“I am meek and lowly in heart.” —Matthew 11:29
We have preached upon the whole of this passage several times before, therefore we do not intend to speak upon it in its full teaching, or enter upon its general run and connection, but we select for our meditation this one expression, which has greater deeps in it than we shall be able fully to explore;—“I am meek and lowly in heart.”
I have felt very grateful to God for the mercy of the past week, during which the ministers educated in our College have been gathered together as a devout convocation, and have enjoyed a flood-tide of the divine blessing.
Unusually great and special joy has filled my soul; and, therefore, I have asked myself, “What can I do to glorify the Lord my God who has been so gracious to me, and has so prospered the work committed to me and my brethren?”
The answer which my heart gave was this— “Endeavour to bring sinners to Jesus.
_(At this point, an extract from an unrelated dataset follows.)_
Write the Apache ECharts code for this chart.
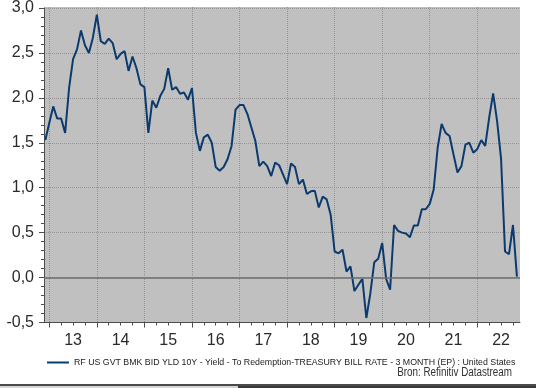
<!DOCTYPE html>
<html>
<head>
<meta charset="utf-8">
<script src="https://cdn.jsdelivr.net/npm/echarts@6/dist/echarts.min.js"></script>
<style>
html,body{margin:0;padding:0;background:#ffffff;}
#chart{width:536px;height:388px;}
</style>
</head>
<body>
<div id="chart"></div>
<script>
// ---- data (monthly, first observation Dec 2012) ----
const firstYear = 2012;
const firstMonthIndex = 11; // December (0-based)
const spreadValues = [
  1.53, 1.72, 1.905, 1.77, 1.77, 1.61, 2.11, 2.43, 2.54, 2.75, 2.585, 2.50,
  2.67, 2.925, 2.63, 2.60, 2.66, 2.61, 2.43, 2.49, 2.52, 2.30, 2.46, 2.33,
  2.15, 2.12, 1.61, 1.97, 1.89, 2.02, 2.10, 2.33, 2.09, 2.12, 2.045, 2.06,
  1.98, 2.11, 1.61, 1.41, 1.56, 1.59, 1.50, 1.23, 1.19, 1.23, 1.32, 1.465,
  1.87, 1.92, 1.92, 1.82, 1.67, 1.52, 1.24, 1.29, 1.24, 1.13, 1.28, 1.25,
  1.145, 1.04, 1.27, 1.23, 1.04, 1.09, 0.93, 0.96, 0.965, 0.78, 0.90, 0.87,
  0.70, 0.29, 0.27, 0.31, 0.067, 0.125, -0.15, -0.08, -0.015, -0.45, -0.18, 0.17,
  0.21, 0.385, -0.015, -0.135, 0.585, 0.52, 0.50, 0.49, 0.45, 0.58, 0.58, 0.76,
  0.76, 0.82, 0.98, 1.445, 1.71, 1.61, 1.575, 1.37, 1.17, 1.24, 1.48, 1.50,
  1.39, 1.43, 1.53, 1.465, 1.78, 2.05, 1.74, 1.32, 0.29, 0.26, 0.585, 0.01
];
const tickYears = [2013, 2014, 2015, 2016, 2017, 2018, 2019, 2020, 2021, 2022];
const tickLabels = ['13', '14', '15', '16', '17', '18', '19', '20', '21', '22'];
const quarterOffsets = [0.25, 0.5, 0.75];
const seriesName = 'RF US GVT BMK BID YLD 10Y - Yield - To Redemption-TREASURY BILL RATE - 3 MONTH (EP) : United States';
const sourceText = 'Bron: Refinitiv Datastream';

// x in decimal years
const seriesData = spreadValues.map((v, i) => [firstYear + (firstMonthIndex + i) / 12, v]);
const xMin = 2012.889, xMax = 2022.898;
const labelPositions = tickYears.map(y => y + 0.5);
const minorPositions = [];
tickYears.forEach(y => quarterOffsets.forEach(q => minorPositions.push(y + q)));
const labelMap = {};
tickYears.forEach((y, i) => { labelMap[(y + 0.5).toFixed(1)] = tickLabels[i]; });

// layout of main plot
const PL = 44, PR = 16, PT = 7, PB = 65.5, W = 536, H = 388;
const plotW = W - PL - PR;
const pxOf = v => PL + (v - xMin) / (xMax - xMin) * plotW;
const gLeft = pxOf(tickYears[0]);
const gRight = W - pxOf(tickYears[tickYears.length - 1]);

const FONT = 'Liberation Sans, Arial, sans-serif';
const gridDot = {color: '#959595', type: 'dotted', width: 1, opacity: 1};
const chart = echarts.init(document.getElementById('chart'), null, {renderer: 'canvas'});
chart.setOption({
  animation: false,
  backgroundColor: '#ffffff',
  grid: [
    {left: PL, right: PR, top: PT, bottom: PB, show: false},
    {left: gLeft, right: gRight, top: PT, bottom: PB, show: false}
  ],
  legend: {
    show: true, left: 42, top: 353, itemWidth: 22, itemHeight: 2, icon: 'rect',
    textStyle: {fontSize: 8.8, color: '#222', fontFamily: FONT},
    data: [seriesName]
  },
  xAxis: [
    {
      type: 'value', gridIndex: 0, min: xMin, max: xMax, z: 2,
      axisLine: {show: true, onZero: false, lineStyle: {color: '#4d4d4d', width: 1}},
      axisTick: {show: true, length: 5, customValues: tickYears, lineStyle: {color: '#4d4d4d'}},
      axisLabel: {
        show: true, customValues: labelPositions, margin: 10, fontSize: 16, color: '#2a2a2a', fontFamily: FONT,
        formatter: v => labelMap[Number(v).toFixed(1)] || ''
      },
      splitLine: {show: false}
    },
    {
      type: 'value', gridIndex: 0, min: xMin, max: xMax, position: 'bottom', z: 2,
      axisLine: {show: false, onZero: false},
      axisTick: {show: true, length: 3, customValues: minorPositions, lineStyle: {color: '#4d4d4d'}},
      axisLabel: {show: false},
      splitLine: {show: false}
    },
    {
      type: 'value', gridIndex: 1, min: tickYears[0], max: tickYears[tickYears.length - 1], interval: 1, z: 1,
      axisLine: {show: false, onZero: false}, axisTick: {show: false}, axisLabel: {show: false},
      splitLine: {show: true, lineStyle: gridDot}
    }
  ],
  yAxis: [
    {
      type: 'value', gridIndex: 0, min: -0.5, max: 3, interval: 0.5, z: 1,
      axisLine: {show: true, lineStyle: {color: '#4d4d4d', width: 1}},
      axisTick: {show: true, length: 5, lineStyle: {color: '#4d4d4d'}},
      minorTick: {show: true, splitNumber: 5, length: 3, lineStyle: {color: '#4d4d4d'}},
      axisLabel: {
        margin: 10, fontSize: 16, color: '#2a2a2a', fontFamily: FONT,
        formatter: v => v.toFixed(1).replace('.', ',')
      },
      splitLine: {show: true, lineStyle: gridDot}
    },
    {
      type: 'value', gridIndex: 1, min: -0.5, max: 3, interval: 0.5, show: false
    }
  ],
  series: [
    {
      name: 'zeroline', type: 'line', xAxisIndex: 0, yAxisIndex: 0, data: [], z: 2, silent: true,
      markLine: {
        silent: true, symbol: 'none', label: {show: false}, animation: false,
        lineStyle: {color: '#6e6e6e', width: 1.5, type: 'solid'},
        data: [{yAxis: 0}]
      }
    },
    {
      name: seriesName, type: 'line', xAxisIndex: 0, yAxisIndex: 0, data: seriesData, z: 3,
      showSymbol: false, symbol: 'none',
      lineStyle: {color: '#0b3a6e', width: 2},
      itemStyle: {color: '#0b3a6e'}
    }
  ],
  graphic: [
    {type: 'rect', z: -100, silent: true, shape: {x: PL, y: PT, width: plotW, height: H - PT - PB}, style: {fill: '#c0c0c0'}},
    {type: 'text', x: 512, y: 373, scaleX: 0.82, style: {text: sourceText, fontSize: 12, fill: '#333', fontFamily: FONT, align: 'right', verticalAlign: 'middle'}},
    {type: 'rect', shape: {x: 0, y: 384, width: 536, height: 2}, style: {fill: '#4a4a4a'}},
    {type: 'rect', shape: {x: 0, y: 386, width: 238, height: 2}, style: {fill: '#d4d4d4'}},
    {type: 'rect', shape: {x: 238, y: 386, width: 298, height: 2}, style: {fill: '#3a3a3a'}}
  ]
});
</script>
</body>
</html>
Nothing is sweeter to Him than that, for He loves the sons of men.”
Then I said to myself, “But how can I bring sinners to Christ? What means will the Holy Spirit be likely to use for that purpose?”
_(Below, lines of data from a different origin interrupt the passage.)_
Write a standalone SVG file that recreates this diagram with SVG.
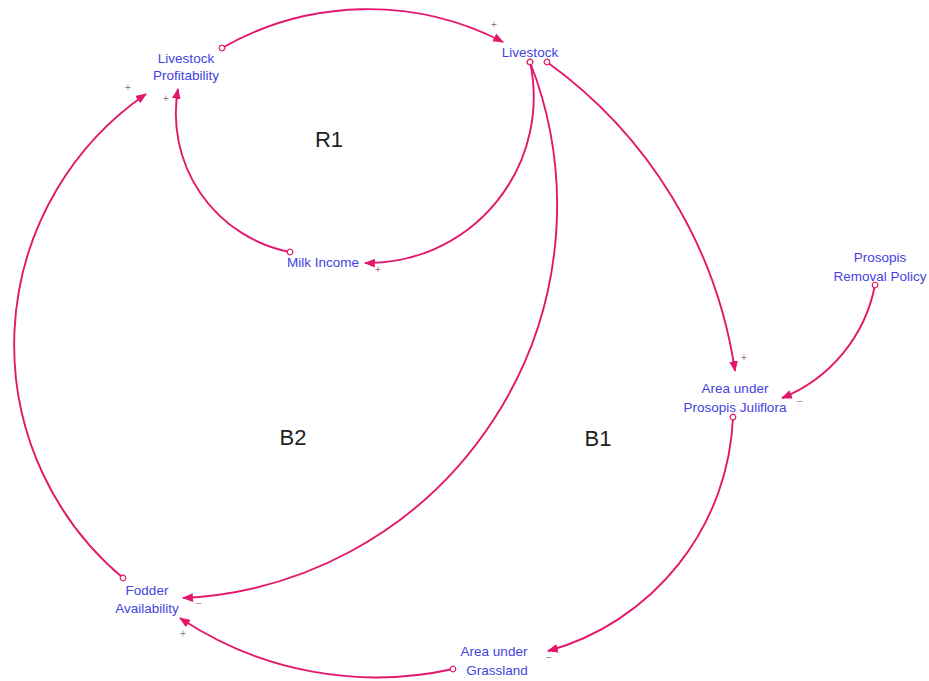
<svg xmlns="http://www.w3.org/2000/svg" width="929" height="681" viewBox="0 0 929 681">
<style>
.node text{font-family:"Liberation Sans",Arial,sans-serif;font-size:13.5px;fill:#4343e0;text-anchor:middle}
.loop{font-family:"Liberation Sans",Arial,sans-serif;font-size:22px;fill:#222;text-anchor:middle}
.pol{font-family:"Liberation Sans",Arial,sans-serif;font-size:10px;fill:#a0708a;text-anchor:middle}
.link{fill:none;stroke:#e3186c;stroke-width:1.9;marker-start:url(#tail);marker-end:url(#head)}
</style>
<defs>
<marker id="head" viewBox="0 0 10 8" refX="9" refY="4" markerWidth="11" markerHeight="9" markerUnits="userSpaceOnUse" orient="auto">
<path d="M0,0 L10,4 L0,8 Z" fill="#e3186c"/>
</marker>
<marker id="tail" viewBox="0 0 8 8" refX="4" refY="4" markerWidth="8" markerHeight="8" markerUnits="userSpaceOnUse" orient="auto">
<circle cx="4" cy="4" r="2.8" fill="#fff" stroke="#e3186c" stroke-width="1.2"/>
</marker>
</defs>
<rect width="929" height="681" fill="#fff"/>
<g id="connectors">
<path class="link" d="M222,48 A294,294 0 0 1 503,42"/>
<path class="link" d="M530,62 A166,166 0 0 1 365,263"/>
<path class="link" d="M290,252 A141,141 0 0 1 178,89"/>
<path class="link" d="M530,62 A393,393 0 0 1 183,598"/>
<path class="link" d="M547,62 A464,464 0 0 1 735,371"/>
<path class="link" d="M875,285 A152.6,152.6 0 0 1 782,398"/>
<path class="link" d="M733,417 A253,253 0 0 1 548,651"/>
<path class="link" d="M453,669 A353.5,353.5 0 0 1 180,618"/>
<path class="link" d="M123,578 A304.4,304.4 0 0 1 146,94"/>
</g>
<g id="polarities">
<text class="pol" x="494" y="28">+</text>
<text class="pol" x="378" y="273">+</text>
<text class="pol" x="166" y="102">+</text>
<text class="pol" x="128" y="91">+</text>
<text class="pol" x="199" y="607">−</text>
<text class="pol" x="744" y="361">+</text>
<text class="pol" x="800" y="405">−</text>
<text class="pol" x="549" y="661">−</text>
<text class="pol" x="183" y="637">+</text>
</g>
<g id="node-livestock-profitability" class="node">
<text x="186" y="63">Livestock</text>
<text x="186" y="80">Profitability</text>
</g>
<g id="node-livestock" class="node">
<text x="530" y="57">Livestock</text>
</g>
<g id="node-milk-income" class="node">
<text x="323" y="267">Milk Income</text>
</g>
<g id="node-prosopis-removal-policy" class="node">
<text x="880" y="262">Prosopis</text>
<text x="880" y="281">Removal Policy</text>
</g>
<g id="node-area-prosopis" class="node">
<text x="735" y="393">Area under</text>
<text x="735" y="412">Prosopis Juliflora</text>
</g>
<g id="node-fodder-availability" class="node">
<text x="147" y="595">Fodder</text>
<text x="147" y="613">Availability</text>
</g>
<g id="node-area-grassland" class="node">
<text x="494" y="656">Area under</text>
<text x="497" y="675">Grassland</text>
</g>
<text class="loop" x="329" y="147">R1</text>
<text class="loop" x="293" y="445">B2</text>
<text class="loop" x="598" y="446">B1</text>
</svg>
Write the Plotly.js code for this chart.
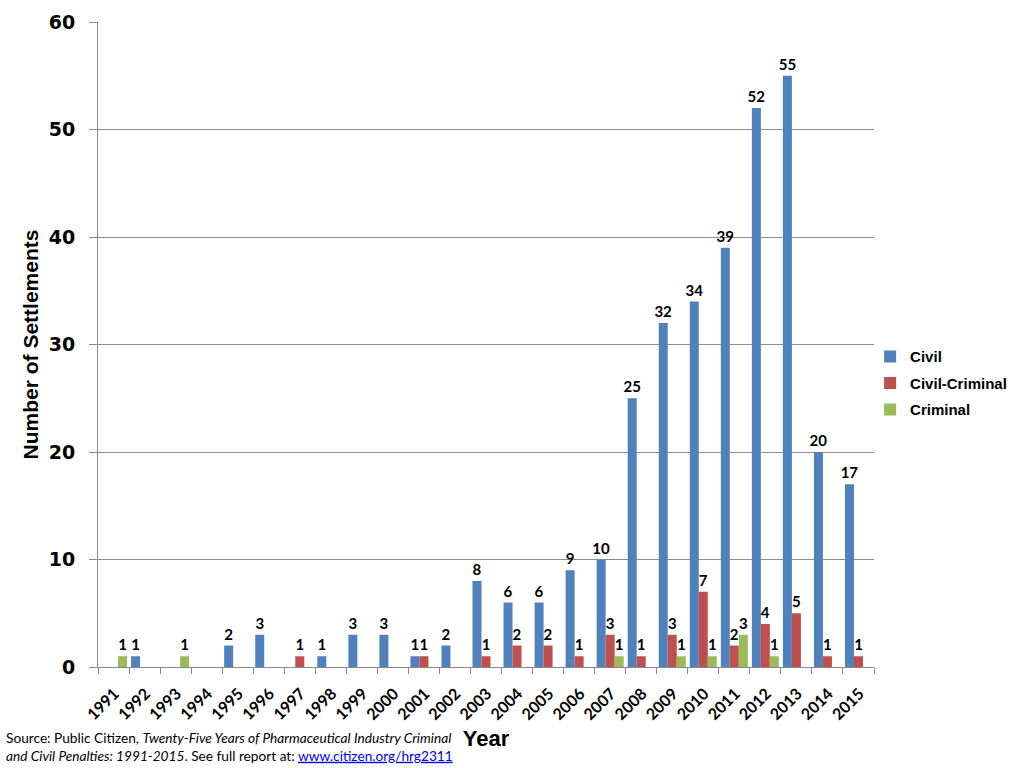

And the answer came, “If you would preach sinners to Christ you must preach Christ to sinners, for nothing so attracts the hearts of men as Jesus himself.”
The best argument to bring sinners to believe in Jesus is Jesus.
Has he not himself said, “I, if I be lifted up, will draw all men unto me?” Then I said, “But what shall I preach concerning Jesus?”
And my soul replied, “Preach the loving heart of Jesus: go to the centre of the subject, and set forth His very soul, His inmost self, and then it may be that the heart of Jesus will draw the hearts of men.”
Now it is very remarkable that the only passage in the whole New Testament in which the heart of Jesus is distinctly mentioned is the one before us.
Of course there are passages in which his heart is intended, as for instance—when the soldier, with a spear, pierced his side; but this passage is unique as to the actual mentioning of the kardia or heart of Jesus by a distinct word.
There are several passages in the Old Testament which refer to our divine Lord, such as—“Reproach hath broken my heart, and I am full of heaviness;” and that notable one, in the twenty-second Psalm, “my heart is like wax, it is melted in the midst of my bowels.”
But in the New Testament this is the only passage which speaks of the heart of Jesus Christ, and therefore we will weigh it with all the more care.”
–Charles H. Spurgeon, “The Heart of Jesus,” in The Metropolitan Tabernacle Pulpit Sermons, vol. 19 (London: Passmore & Alabaster, 1873), 19: 193–194.